The City’s Standing Committee on Environmental Protection, Water and Waste Management today approved its portion of Draft Budget 2022. It includes a $264-million investment in the water, wastewater and stormwater infrastructure that delivers essential services to residents, businesses and visitors.
To help reduce greenhouse gas emissions, the City would invest $3 million to conserve energy at its facilities. The City would also commit $2 million to conserve natural lands in rural areas and $1.6 million to plant trees and further increase Ottawa’s tree canopy. The Committee also approved a motion directing staff to allocate $1 million in one-time funding, should there be sufficient funds identified through the annual capital close exercise, to help reduce emissions and support ongoing climate adaptation efforts.
These investments would complement the $800,000 in Hydro Ottawa dividends that Council committed in October to Energy Evolution projects. They would also complement funding outlined elsewhere in Draft Budget 2022 to advance the City’s climate change objectives, such as the purchase of 74 zero emission buses, active transportation infrastructure and funds to transition the City to a greener municipal fleet.
Starting on January 1, 2022, households with curbside waste collection would pay an additional $12 per year for this service, bringing the total to $118. That ranks among the lowest fees for curbside waste collection in major Canadian cities. Multi-residential households would pay an additional $6 per year, for a total of $77.50. A portion of both fee increases would help fund capital investments to meet regulatory requirements and the collection contracts awarded in 2019.
The City would invest $1.9 million to support Solid Waste planning projects, including the continued development of the Solid Waste Master Plan, efforts to extend the life of the Trail Road landfill, divert waste from the landfill and to increase how much we reuse and recycle. The draft budget also includes $18 million to initiate the landfill’s Stage 5 development.
Starting April 1, 2022, the average household connected to the City’s water supply would pay an additional $36 per year on their water bill. Rural households not connected would pay an additional $6.25 per year for their stormwater fee, which pays for culverts and stormwater facilities that help prevent flooding and reduce the amount of pollutants entering waterways.
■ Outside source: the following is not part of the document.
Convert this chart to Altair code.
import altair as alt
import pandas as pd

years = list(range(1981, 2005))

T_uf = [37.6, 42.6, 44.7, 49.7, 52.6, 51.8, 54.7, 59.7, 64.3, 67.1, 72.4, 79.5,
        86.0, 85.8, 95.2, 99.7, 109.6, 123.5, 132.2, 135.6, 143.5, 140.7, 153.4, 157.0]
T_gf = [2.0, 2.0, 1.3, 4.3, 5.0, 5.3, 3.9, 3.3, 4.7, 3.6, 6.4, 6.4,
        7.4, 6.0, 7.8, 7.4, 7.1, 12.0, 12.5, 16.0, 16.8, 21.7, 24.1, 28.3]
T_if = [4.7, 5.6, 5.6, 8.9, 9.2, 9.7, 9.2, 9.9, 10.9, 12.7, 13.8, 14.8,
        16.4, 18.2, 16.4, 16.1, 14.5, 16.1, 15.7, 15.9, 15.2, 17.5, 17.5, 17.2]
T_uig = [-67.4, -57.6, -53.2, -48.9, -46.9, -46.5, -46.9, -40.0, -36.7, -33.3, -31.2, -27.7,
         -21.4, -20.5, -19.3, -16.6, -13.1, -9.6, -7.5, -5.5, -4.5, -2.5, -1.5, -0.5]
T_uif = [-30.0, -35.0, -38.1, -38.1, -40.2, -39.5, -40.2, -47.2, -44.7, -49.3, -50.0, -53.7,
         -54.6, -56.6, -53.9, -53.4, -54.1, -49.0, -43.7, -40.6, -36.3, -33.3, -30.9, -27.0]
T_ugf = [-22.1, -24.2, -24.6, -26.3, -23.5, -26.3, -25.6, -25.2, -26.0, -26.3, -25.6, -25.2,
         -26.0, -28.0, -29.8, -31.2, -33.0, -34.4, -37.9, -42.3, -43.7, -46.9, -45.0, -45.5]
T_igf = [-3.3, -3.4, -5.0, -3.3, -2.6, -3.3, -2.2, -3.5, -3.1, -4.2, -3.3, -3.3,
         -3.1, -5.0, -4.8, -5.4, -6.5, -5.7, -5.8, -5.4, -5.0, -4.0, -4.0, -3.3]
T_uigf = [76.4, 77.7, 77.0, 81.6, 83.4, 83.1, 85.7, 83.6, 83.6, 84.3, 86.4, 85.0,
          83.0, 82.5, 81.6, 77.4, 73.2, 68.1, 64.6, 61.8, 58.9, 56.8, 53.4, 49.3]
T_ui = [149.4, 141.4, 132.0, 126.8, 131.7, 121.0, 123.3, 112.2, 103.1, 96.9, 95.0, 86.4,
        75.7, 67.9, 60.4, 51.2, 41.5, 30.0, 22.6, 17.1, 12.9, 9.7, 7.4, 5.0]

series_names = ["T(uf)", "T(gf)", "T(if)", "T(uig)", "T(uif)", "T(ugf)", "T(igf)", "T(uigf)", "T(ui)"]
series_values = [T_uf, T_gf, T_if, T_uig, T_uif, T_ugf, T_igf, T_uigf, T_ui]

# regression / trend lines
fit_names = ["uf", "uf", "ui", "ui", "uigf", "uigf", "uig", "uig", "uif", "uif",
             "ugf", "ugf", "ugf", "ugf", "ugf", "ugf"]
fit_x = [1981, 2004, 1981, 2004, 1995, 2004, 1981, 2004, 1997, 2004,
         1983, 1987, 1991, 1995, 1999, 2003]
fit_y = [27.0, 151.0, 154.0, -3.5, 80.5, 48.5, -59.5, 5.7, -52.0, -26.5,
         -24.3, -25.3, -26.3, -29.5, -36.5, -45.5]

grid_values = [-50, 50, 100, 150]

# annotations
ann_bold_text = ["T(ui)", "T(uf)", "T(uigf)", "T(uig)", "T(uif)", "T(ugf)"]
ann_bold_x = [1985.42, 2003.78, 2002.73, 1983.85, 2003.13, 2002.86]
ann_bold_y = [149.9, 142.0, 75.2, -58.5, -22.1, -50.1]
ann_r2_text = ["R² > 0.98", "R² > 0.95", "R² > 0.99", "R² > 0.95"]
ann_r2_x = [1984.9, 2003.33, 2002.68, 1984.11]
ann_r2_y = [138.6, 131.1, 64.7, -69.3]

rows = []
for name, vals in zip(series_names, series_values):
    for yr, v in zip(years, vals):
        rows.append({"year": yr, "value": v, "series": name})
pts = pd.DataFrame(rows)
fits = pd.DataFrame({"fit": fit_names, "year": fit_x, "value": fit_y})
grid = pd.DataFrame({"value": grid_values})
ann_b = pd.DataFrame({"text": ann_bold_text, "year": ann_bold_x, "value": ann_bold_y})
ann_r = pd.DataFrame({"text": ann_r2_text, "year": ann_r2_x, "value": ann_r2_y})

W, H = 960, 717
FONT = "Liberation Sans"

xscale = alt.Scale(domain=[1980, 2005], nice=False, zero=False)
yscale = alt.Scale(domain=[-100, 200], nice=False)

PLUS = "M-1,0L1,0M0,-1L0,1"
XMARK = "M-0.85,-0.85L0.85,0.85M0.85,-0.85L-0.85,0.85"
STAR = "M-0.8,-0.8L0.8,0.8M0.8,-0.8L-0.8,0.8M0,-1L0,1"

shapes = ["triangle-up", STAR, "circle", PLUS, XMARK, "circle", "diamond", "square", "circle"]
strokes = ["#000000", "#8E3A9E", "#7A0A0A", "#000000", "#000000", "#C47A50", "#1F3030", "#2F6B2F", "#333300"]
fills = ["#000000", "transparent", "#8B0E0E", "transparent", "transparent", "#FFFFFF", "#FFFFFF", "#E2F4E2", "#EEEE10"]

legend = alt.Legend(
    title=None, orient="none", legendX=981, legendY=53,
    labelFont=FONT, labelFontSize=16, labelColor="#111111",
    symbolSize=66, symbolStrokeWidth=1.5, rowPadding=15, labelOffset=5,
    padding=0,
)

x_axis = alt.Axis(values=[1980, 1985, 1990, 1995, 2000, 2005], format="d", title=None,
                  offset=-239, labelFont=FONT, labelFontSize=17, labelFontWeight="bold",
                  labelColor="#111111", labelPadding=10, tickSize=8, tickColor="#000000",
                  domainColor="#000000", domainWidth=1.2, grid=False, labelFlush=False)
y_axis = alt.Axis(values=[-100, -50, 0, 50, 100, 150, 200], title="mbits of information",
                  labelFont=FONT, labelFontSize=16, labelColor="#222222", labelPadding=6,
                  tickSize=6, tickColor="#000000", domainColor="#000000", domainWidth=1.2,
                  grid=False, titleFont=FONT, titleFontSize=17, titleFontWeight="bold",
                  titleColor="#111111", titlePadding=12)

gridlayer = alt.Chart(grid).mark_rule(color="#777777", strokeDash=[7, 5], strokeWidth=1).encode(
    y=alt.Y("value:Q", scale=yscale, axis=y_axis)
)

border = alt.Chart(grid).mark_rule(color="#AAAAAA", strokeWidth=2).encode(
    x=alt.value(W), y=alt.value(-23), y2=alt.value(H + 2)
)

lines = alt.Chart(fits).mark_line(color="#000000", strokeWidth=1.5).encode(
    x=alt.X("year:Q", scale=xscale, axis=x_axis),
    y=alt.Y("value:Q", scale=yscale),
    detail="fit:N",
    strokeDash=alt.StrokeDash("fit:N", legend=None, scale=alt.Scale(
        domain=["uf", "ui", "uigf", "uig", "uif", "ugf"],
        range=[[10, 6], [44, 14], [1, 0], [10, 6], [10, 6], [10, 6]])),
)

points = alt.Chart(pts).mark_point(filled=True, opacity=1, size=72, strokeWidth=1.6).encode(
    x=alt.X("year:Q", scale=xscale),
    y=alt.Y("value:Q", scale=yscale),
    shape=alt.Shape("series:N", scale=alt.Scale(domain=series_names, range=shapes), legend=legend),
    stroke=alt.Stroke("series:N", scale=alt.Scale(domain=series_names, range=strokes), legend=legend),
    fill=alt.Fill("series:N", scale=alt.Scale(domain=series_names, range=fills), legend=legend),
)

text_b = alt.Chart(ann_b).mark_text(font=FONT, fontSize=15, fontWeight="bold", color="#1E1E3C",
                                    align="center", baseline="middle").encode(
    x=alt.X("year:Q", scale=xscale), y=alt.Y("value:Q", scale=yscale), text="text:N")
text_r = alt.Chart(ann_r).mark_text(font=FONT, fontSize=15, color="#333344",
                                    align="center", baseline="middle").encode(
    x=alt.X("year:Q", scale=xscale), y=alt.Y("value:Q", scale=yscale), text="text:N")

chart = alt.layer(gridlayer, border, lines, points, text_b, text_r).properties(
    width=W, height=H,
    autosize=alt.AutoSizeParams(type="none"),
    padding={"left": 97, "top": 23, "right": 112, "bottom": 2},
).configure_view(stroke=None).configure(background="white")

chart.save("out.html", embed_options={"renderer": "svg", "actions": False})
The draft budget commits $11.6 million to restore and replace municipal water facilities, $4.5 million to repair pipes that connect buildings to our sewer systems, $16.2 million to repair sewer pumping stations and $2.9 million to ensure quality drinking water in communal well systems. It also invests $18 million to renew culverts, $14.8 million to design and build a new intake at the Lemieux Island Water Purification Plant to reduce the impacts of frazil ice and $15.2 million to rehabilitate the Robert O. Pickard Environmental Centre wastewater treatment plant. An additional $1-million investment in the Ottawa River Action Plan and Wet Weather Infrastructure Master Plan will protect our waterways.
Council will consider the draft budget on Wednesday, December 8.